I’ll suggest another reason the Kindle appeals to older users: it’s a single-purpose device. Even though it’s very cool and hip and supposedly represents the beginning of the end of printed books, the Kindle is still just a book reader. (Oh, okay, you got me, it also displays newspapers, magazines, and some blogs, but still all you do with it is READ) My experience teaching older people how to use their computers has made it pretty clear to me that one of the things that flummoxes them about using computers is that they do too damn much. The technological mindset of people whose adulthood predates the computer age in a significant way revolves around gadgets and inventions that do one thing. My clients don’t want to learn how to do a lot of different things on their computers, they want to know how to do one task and to hell with the rest of it. The Kindle reassures people that technology can be safely marshalled into a single comprehensible task.
Don’t believe me? The same argument is frequently made about cell phones — even I prefer a cell phone that is just a phone to one that also has a camera, shows video, sends text messages, and plays MP3s. And how many VCRs never got used for anything but playback because it was too damn complicated to figure out how to record with one, or even how to set the clock?

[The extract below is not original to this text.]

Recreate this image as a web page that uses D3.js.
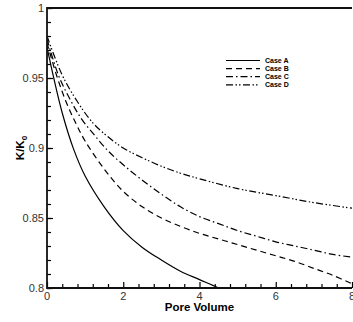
<!DOCTYPE html>
<html lang="en">
	<head>
		<meta charset="utf-8">
		<title>K/K0 vs Pore Volume</title>
		<script type="text/javascript" src="https://cdn.jsdelivr.net/npm/d3@7"></script>
		<style>
			body { margin: 0; background: #fff; }
			text { font-family: "Liberation Sans", Arial, sans-serif; }
		</style>
	</head>
	<body>
		<script type="text/javascript">

			//
			// Data
			//
			var caseNames = ["Case A", "Case B", "Case C", "Case D"];

			var caseAx = [0, 0.16, 0.4, 0.7, 1.0, 1.5, 2.0, 2.5, 3.0, 3.5, 4.0, 4.5, 4.7];
			var caseAy = [0.972, 0.952, 0.925, 0.899, 0.880, 0.858, 0.841, 0.829, 0.820, 0.812, 0.806, 0.800, 0.797];

			var caseBx = [0, 0.25, 0.5, 0.75, 1.0, 1.5, 2.0, 2.5, 3.0, 3.5, 4.0, 4.5, 5.0, 5.5, 6.0, 6.5, 7.0, 7.5, 8.0];
			var caseBy = [0.975, 0.952, 0.933, 0.918, 0.905, 0.885, 0.869, 0.858, 0.850, 0.844, 0.839, 0.835, 0.831, 0.827, 0.823, 0.819, 0.814, 0.809, 0.803];

			var caseCx = [0, 0.3, 0.6, 0.9, 1.25, 1.6, 2.0, 2.5, 3.0, 3.5, 4.0, 4.5, 5.0, 5.5, 6.0, 6.5, 7.0, 7.5, 8.0];
			var caseCy = [0.978, 0.952, 0.935, 0.921, 0.909, 0.898, 0.888, 0.877, 0.867, 0.858, 0.851, 0.846, 0.841, 0.837, 0.833, 0.830, 0.827, 0.824, 0.822];

			var caseDx = [0, 0.4, 0.8, 1.2, 1.6, 2.0, 2.5, 3.0, 3.5, 4.0, 5.0, 6.0, 7.0, 8.0];
			var caseDy = [0.980, 0.952, 0.933, 0.918, 0.908, 0.900, 0.893, 0.887, 0.882, 0.878, 0.871, 0.866, 0.861, 0.857];

			var xMajorTicks = [0, 2, 4, 6, 8];
			var yMajorTicks = [0.8, 0.85, 0.9, 0.95, 1];

			var dashes = [null, "6,4", "7,3,1.5,3", "7,2.5,1.5,2,1.5,2.5"];

			//
			// Layout
			//
			var width = 353, height = 322;
			var plotLeft = 47, plotRight = 352, plotTop = 8, plotBottom = 288;

			var svg = d3.select("body")
				.append("svg")
				.attr("width", width)
				.attr("height", height);

			var x = d3.scaleLinear().domain([0, 8]).range([plotLeft, plotRight]);
			var y = d3.scaleLinear().domain([0.8, 1]).range([plotBottom, plotTop]);

			svg.append("clipPath")
				.attr("id", "plot")
				.append("rect")
				.attr("x", plotLeft).attr("y", plotTop)
				.attr("width", plotRight - plotLeft).attr("height", plotBottom - plotTop);

			var series = [
				d3.zip(caseAx, caseAy),
				d3.zip(caseBx, caseBy),
				d3.zip(caseCx, caseCy),
				d3.zip(caseDx, caseDy)
			];

			var line = d3.line()
				.x(function(d) { return x(d[0]); })
				.y(function(d) { return y(d[1]); })
				.curve(d3.curveCatmullRom.alpha(0.5));

			svg.append("g")
				.attr("clip-path", "url(#plot)")
				.selectAll("path")
				.data(series)
				.enter()
				.append("path")
				.attr("d", line)
				.attr("fill", "none")
				.attr("stroke", "#000")
				.attr("stroke-width", 1.2)
				.attr("stroke-dasharray", function(d, i) { return dashes[i]; });

			//
			// Axes (ticks point inward)
			//
			var xMinor = d3.range(0, 8.001, 0.4).filter(function(v) {
				return xMajorTicks.indexOf(Math.round(v * 10) / 10) < 0;
			});
			var yMinor = d3.range(0.8, 1.0001, 0.01);

			svg.append("g")
				.attr("transform", "translate(0," + plotBottom + ")")
				.call(d3.axisTop(x).tickValues(xMinor).tickSize(4).tickFormat(""))
				.call(function(g) { g.select(".domain").remove(); });

			svg.append("g")
				.attr("transform", "translate(0," + plotBottom + ")")
				.call(d3.axisTop(x).tickValues(xMajorTicks).tickSize(6).tickFormat(""))
				.call(function(g) { g.select(".domain").remove(); });

			svg.append("g")
				.attr("transform", "translate(" + plotLeft + ",0)")
				.call(d3.axisRight(y).tickValues(yMinor).tickSize(4).tickFormat(""))
				.call(function(g) { g.select(".domain").remove(); });

			svg.append("g")
				.attr("transform", "translate(" + plotLeft + ",0)")
				.call(d3.axisRight(y).tickValues(yMajorTicks).tickSize(6).tickFormat(""))
				.call(function(g) { g.select(".domain").remove(); });

			svg.selectAll(".tick line").attr("stroke", "#000").attr("stroke-width", 1.2);

			// frame lines
			svg.append("path")
				.attr("d", "M" + plotRight + "," + plotBottom + "H" + plotLeft + "V" + plotTop + "H" + plotRight)
				.attr("fill", "none")
				.attr("stroke", "#111")
				.attr("stroke-width", 1.8);

			// tick labels
			svg.selectAll(".xlab")
				.data(xMajorTicks)
				.enter()
				.append("text")
				.attr("x", function(d) { return x(d); })
				.attr("y", plotBottom + 12)
				.attr("text-anchor", "middle")
				.attr("font-size", 11)
				.attr("fill", "#333")
				.text(function(d) { return d; });

			svg.selectAll(".ylab")
				.data(yMajorTicks)
				.enter()
				.append("text")
				.attr("x", plotLeft - 3)
				.attr("y", function(d) { return y(d) + 4; })
				.attr("text-anchor", "end")
				.attr("font-size", 11)
				.attr("fill", "#333")
				.text(function(d) { return d; });

			// axis titles
			svg.append("text")
				.attr("x", (plotLeft + plotRight) / 2)
				.attr("y", plotBottom + 23)
				.attr("text-anchor", "middle")
				.attr("font-size", 11.5)
				.attr("font-weight", "bold")
				.text("Pore Volume");

			var yt = svg.append("text")
				.attr("transform", "translate(24," + ((plotTop + plotBottom) / 2) + ") rotate(-90)")
				.attr("text-anchor", "middle")
				.attr("font-size", 11.5)
				.attr("font-weight", "bold");
			yt.append("tspan").text("K/K");
			yt.append("tspan").attr("font-size", 8).attr("dy", 3).text("0");

			//
			// Legend
			//
			var legend = svg.append("g");
			caseNames.forEach(function(name, i) {
				var ly = 60.5 + i * 8.1;
				legend.append("line")
					.attr("x1", 226).attr("x2", 260)
					.attr("y1", ly).attr("y2", ly)
					.attr("stroke", "#000")
					.attr("stroke-width", 1.2)
					.attr("stroke-dasharray", dashes[i]);
				legend.append("text")
					.attr("x", 265)
					.attr("y", ly + 2.5)
					.attr("font-size", 7)
					.attr("font-weight", "bold")
					.text(name);
			});

		</script>
	</body>
</html>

The elderly people I work with were middle-aged when the VCR landed in their laps, so they’re not unfamiliar with technology, they just prefer to do one thing at a time.
The larger screen on the Kindle 2 will increase the appeal to older consumers even more. More real estate means more words per page, even with bigger type sizes. Meanwhile, another feature addition – color – does not appear to have the same value. Last year, Amazon CEO Jeff Bezos said he would “love to add color” to the Kindle, and last month Fujitsu brought out the first color e-book, but the $1300 price point on that reader can’t compete with the $299 price of the Kindle, which a lot of people think is too expensive as it is. Moreover, it’s hard to see the value in a color display if the primary purpose of the device is to render black text on a white background. Bringing color to the Kindle might very well signal a transformation of the device away from its single-purpose strong point into becoming a variation on the recently popular “netbook” PCs, which would almost assuredly chase away the people who have fallen in love with the device for what it is.
Right after the Kindle 2 came out in February, Amazon also quickly dispatched a Kindle book-reading app for the iPhone. The release caught people a bit by surprise, and even moreso when the app turned out to be a free download, but as the review at that link explains, the iPhone is no Kindle. The iPhone is much smaller than the Kindle overall, but especially in the screen dimensions. I downloaded the Kindle app when it came out and also bought a download of Richard Dawkins’ “The God Delusion” to try it out. On my iPod Touch, the screen size is so small that it repaginates the book into over 7000 pages (as compared to 416 pages in the hardcover edition). That’s a lot of page-flipping on my iTouch. The Kindle device renders the same number of pages as the hardcover. The Kindle may not let me check Facebook, play YouTube videos, or make pretend fart noises, but it does do a better job of simulating the book reading experience. Technology writer and prognosticator Steven Johnson recently wrote a piece in the Wall Street Journal speculating that the Kindle was the beginning of the end of reading as a solitary pastime. Part of his core argument is that the impulse-buy factor of owning a Kindle (a very real current phenomenon among Kindle owners) and the features available through Google’s Book Search, combined with the ubiquitous online presence of an iPhone will represent a “singularity” where anyone can look up and read anything anywhere at any time.
We will dismiss some of this as the breathless utopianism that futurists, technophiles, and web people frequently engage in. The pitfalls of DRM, the struggles of net neutrality, the uphill battle for municipal free WiFi, and a host of other economic interests will unquestionably prevent elements of Johnson’s vision from ever becoming a reality. Besides that, though, Johnson also engages in that peculiar delusion among people who are infatuated with gadgets that everybody WANTS a gadget that does everything:
But Amazon has already released a version of the Kindle software for reading its e-books on an iPhone, which is much more conducive to all manner of distraction. No doubt future iterations of the Kindle and other e-book readers will make it just as easy to jump online to check your 401(k) performance as it is now to buy a copy of “On Beauty.”
No thanks. I don’t WANT to check my stock portfolio, sports scores, headlines, AND read Baudelaire all on a tiny pocket-sized device. And, conversely, I don’t want to carry around something as big as a Kindle when I *do* want to check e-mail, find a cab, or play a quick game of Tetris in the doctor’s waiting room. This is why tablet PCs have been consistently unpopular and why netbooks are still only a hit among the geek crowd. The multitasking/convergence device crowd needs to take a breath and realize that they have to wait until the current over-40 crowd (basically the ass-end of the Baby Boom generation) is thoroughly kaput before these sort of profound cultural changes can be realized through technology, and by then all the oil will be gone and no one will be able to buy them anyway.
What does seem clear is that the Kindle did absolutely break the barrier that had destroyed every single e-book device before it. I still can’t explain that, because there were several e-book readers prior to Kindle that were technically and aesthetically superior, but if you throw enough shit against a wall, eventually some of it will start to stick. At this particuar juncture, though, I’d pay a lot less attention to people like Steven Johnson and a lot more attention to people like my 84-year-old friend who loves her first-gen Kindle to decide what the near-term prospects for e-books and reading might be.